ENTRIES SUPPLIED —
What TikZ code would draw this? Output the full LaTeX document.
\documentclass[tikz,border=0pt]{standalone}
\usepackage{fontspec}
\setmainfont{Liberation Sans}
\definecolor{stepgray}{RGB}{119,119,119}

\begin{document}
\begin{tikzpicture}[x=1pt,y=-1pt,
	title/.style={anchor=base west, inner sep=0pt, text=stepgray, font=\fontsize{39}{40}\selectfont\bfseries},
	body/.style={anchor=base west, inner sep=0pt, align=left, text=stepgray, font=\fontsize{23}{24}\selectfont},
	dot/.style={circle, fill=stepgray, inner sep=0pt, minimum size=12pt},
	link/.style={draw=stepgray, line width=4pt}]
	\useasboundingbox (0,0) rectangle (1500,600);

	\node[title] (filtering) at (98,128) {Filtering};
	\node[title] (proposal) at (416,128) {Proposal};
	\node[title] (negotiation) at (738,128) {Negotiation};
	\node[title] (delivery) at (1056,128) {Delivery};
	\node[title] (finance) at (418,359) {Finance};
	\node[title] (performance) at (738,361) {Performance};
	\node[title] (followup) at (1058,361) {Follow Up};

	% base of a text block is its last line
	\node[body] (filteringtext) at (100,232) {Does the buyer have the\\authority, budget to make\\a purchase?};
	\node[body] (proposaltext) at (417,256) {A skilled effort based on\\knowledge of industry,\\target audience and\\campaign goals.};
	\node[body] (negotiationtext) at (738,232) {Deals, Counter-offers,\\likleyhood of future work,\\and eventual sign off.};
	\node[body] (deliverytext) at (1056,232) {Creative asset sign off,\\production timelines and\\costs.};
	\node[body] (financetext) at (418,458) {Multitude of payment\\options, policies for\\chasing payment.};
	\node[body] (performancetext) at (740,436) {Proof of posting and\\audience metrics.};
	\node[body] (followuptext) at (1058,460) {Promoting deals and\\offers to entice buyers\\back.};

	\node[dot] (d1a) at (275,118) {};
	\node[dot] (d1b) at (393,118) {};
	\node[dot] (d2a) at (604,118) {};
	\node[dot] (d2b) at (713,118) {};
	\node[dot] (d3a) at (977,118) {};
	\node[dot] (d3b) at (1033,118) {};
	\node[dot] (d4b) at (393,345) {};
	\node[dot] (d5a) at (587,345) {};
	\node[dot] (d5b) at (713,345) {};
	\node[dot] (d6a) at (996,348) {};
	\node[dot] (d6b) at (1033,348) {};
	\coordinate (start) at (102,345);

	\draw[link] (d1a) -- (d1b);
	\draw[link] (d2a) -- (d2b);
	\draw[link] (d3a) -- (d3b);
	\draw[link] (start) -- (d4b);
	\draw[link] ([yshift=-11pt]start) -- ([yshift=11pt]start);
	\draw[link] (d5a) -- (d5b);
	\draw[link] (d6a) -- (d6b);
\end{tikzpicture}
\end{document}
==
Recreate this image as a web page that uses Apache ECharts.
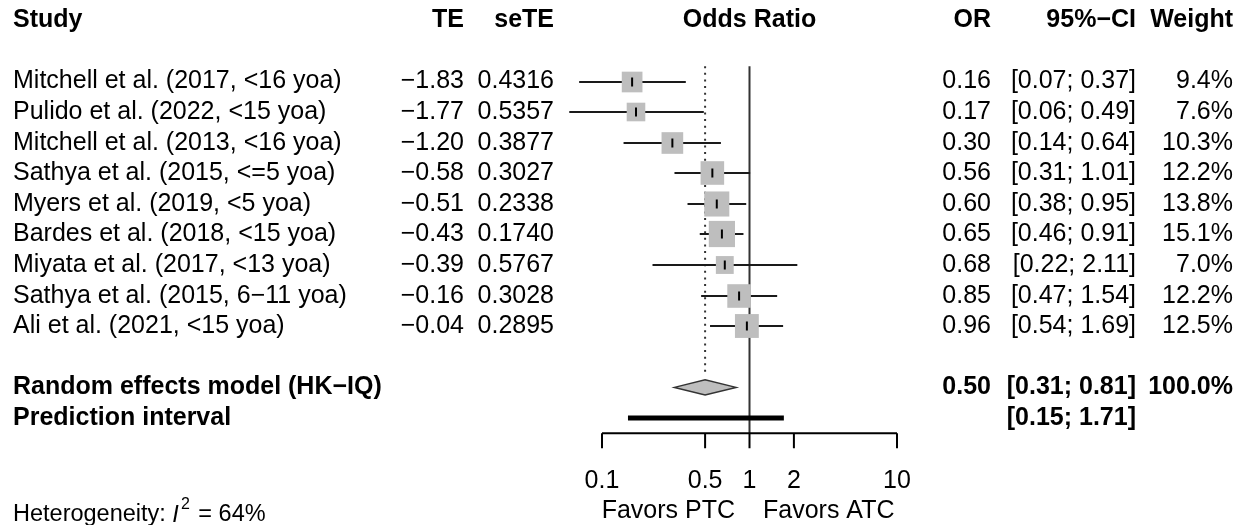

EXERCISE BRIEF —
Copy out every line from the data above that has "draw" in it.

RESPONSE —
What TikZ code would draw this? Output the full LaTeX document.
	link/.style={draw=stepgray, line width=4pt}]
	\draw[link] (d1a) -- (d1b);
	\draw[link] (d2a) -- (d2b);
	\draw[link] (d3a) -- (d3b);
	\draw[link] (start) -- (d4b);
	\draw[link] ([yshift=-11pt]start) -- ([yshift=11pt]start);
	\draw[link] (d5a) -- (d5b);
	\draw[link] (d6a) -- (d6b);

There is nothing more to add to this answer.